KNP urządzi happening podczas konwencji PiS
RZESZÓW Korwinowcy liczą się z pozwem sądowym w trybie wyborczym.
Od lewej: Ireneusz Dzieszko (w kapeluszu) i Damian Małek podczas happeningu dezorganizującego wiec PiS w maju 2014 roku. Fot. Adam Cyło
Już ponad trzy lata temu, jeden z obecnych liderów Kongresu Nowej Prawicy, działający wtedy pod szyldem Prawica Podkarpacka, zarzucił posłowi Andrzejowi Szlachcie plagiatowanie Wikipedii oraz kilku innych stron internetowych. Treści miałyby wykorzystane w tekstach tzw. wystąpień niewygłaszanych, a dotyczyć rocznic związanych z wydarzeniami czy postaciami historycznymi. Andrzej Szlachta - obecnie kandydat na prezydenta Rzeszowa - odrzucił wtedy oskarżenia.
Teraz Ireneusz Dzieszko wraca do tej sprawy. On i Damian Małek (także kandydat KNP w wyborach samorządowych) w liście otwartym do prezesa PiS Jarosława Kaczyńskiego proponują, by szef PiS „wywalił nijakiego Szlachtę Andrzeja na zbity ryj, w ślad za Adamem Hofmanem. Jak nie, to niech PiS pozwie nas w trybie wyborczym celem wykazania, iż nasze zarzuty o plagiatach są nieprawdziwe”.

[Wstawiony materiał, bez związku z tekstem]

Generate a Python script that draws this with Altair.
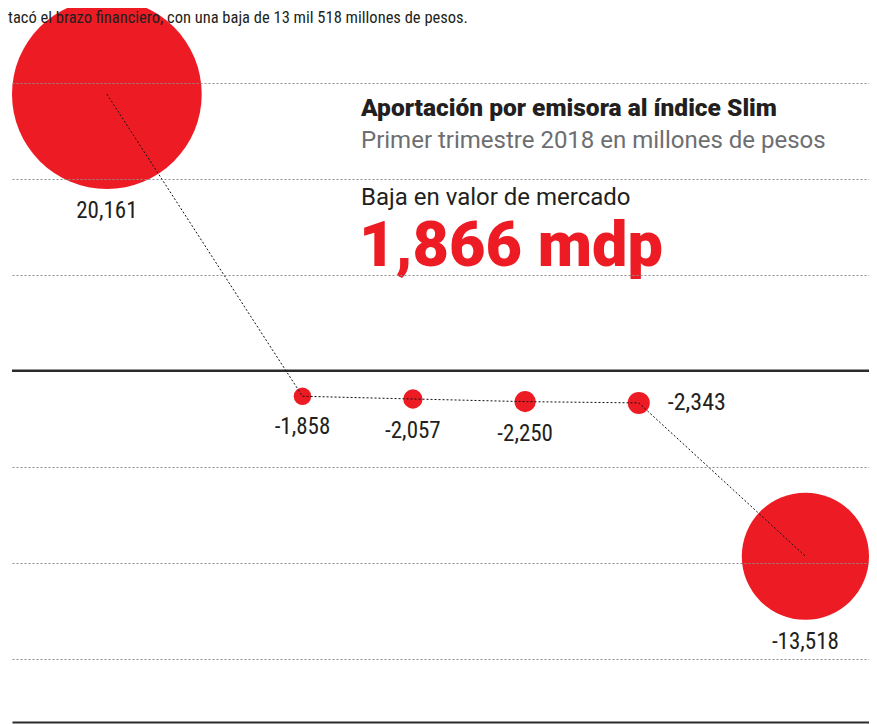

- Korzystając ze środowej wizyty Pana Prezesa w Rzeszowie (konwencja wyborcza odbędzie się dziś o godz. 17 w Filharmonii Podkarpackiej - przyp. red.), prosimy o publiczne zajęcie stanowisko w tej sprawie – czytamy dalej w liście. - Rzeszów to miasto studenckie. Czy za rządów PiS będzie wolno przepisywać prace magisterskie z Wiki? Czy będzie to raczej przywilej posłów PiS? Nasza delegacja niezawodnie stawi sie w środę przed Filharmonią, by wysłuchać, co Pan Prezes ma do powiedzenia w tej sprawie.